Mahaguru Phalgunanda (महागुरु फाल्गुनन्द; 10 November 1885 – 4 April 1949) also known as Phalgunanda Lingden was a leader of the Kirat religion for the Kirat people of Nepal.

== Early life and background==
Mahaguru Phalgunanda Lingden was born as Phalgu Nath Ananda on 10 November 1885 (25 Kartik 1942 B.S.) in the village of Chukchinamba Ilam district of Nepal. His parents were Jaganbaj Lingden and Hangsamati Lingden. In his young age, he served as a Nepali Gurkha soldier in the British Indian Army and fought in World War I. He spent approximately a decade in British India. After his military service, he became a spiritual leader.

== Career ==
He was known as Mahaguru (the great teacher), especially among the Limbu, Rai, Sunuwar, Yakhkha, Lohorung, Dhimal, and Jurel Kirat people. He is credited with the continuation of the ancient Kirat religion on puritan principles, which include vegetarianism, a ban on alcohol, and following Limbu traditions and scripts. He is remembered for his socio-cultural and religious messages. His main messages included calling for a ban on animal sacrifice, since it raised social expenditures on celebrations such as births, weddings, and funerals.
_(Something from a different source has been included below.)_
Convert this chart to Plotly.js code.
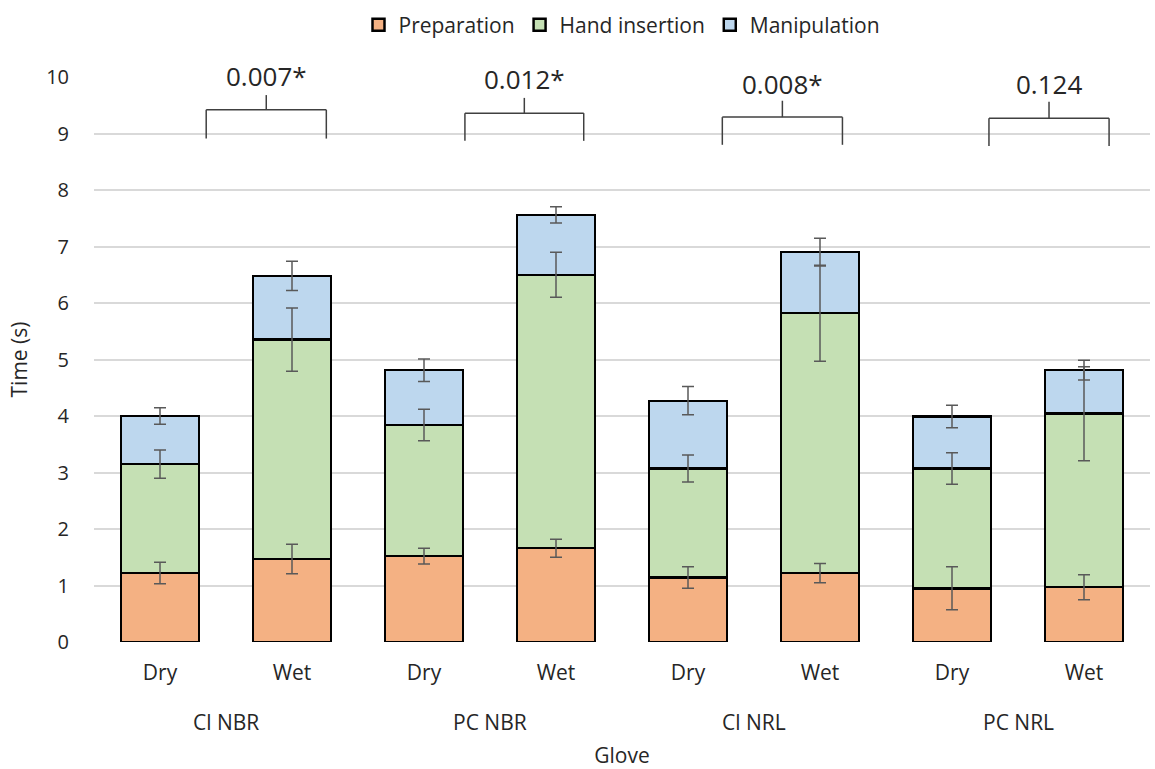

== Beliefs and national recognition ==
He believed that education brought knowledge to wash one's heart clean, which he considered the only key to emancipation. For Falgunanda, emancipation is the ultimate truth for realizing God. His philosophy emphasizes love and non-violence. He built many shrines. He died in 1949.

In 2009, in recognition of his enduring impact, the Shree Pach ko Sarkar (then Nepal Government) had declared him as a National luminary placing him alongside eminent figures in Nepali history. He is Nepal's 16th luminary of Nepal.

In 1993, The Nepal Postal Services Department issued a postal stamp in his honor as part of its "Distinguished Personalities Series".

== Legacy ==
Phalgunanda Jayanti is celebrated widely especially in the eastern parts of Nepal and Kathmandu through an event honoring his birth anniversary. It is generally celebrated on 25th Kartik in the Nepali lunar calendar.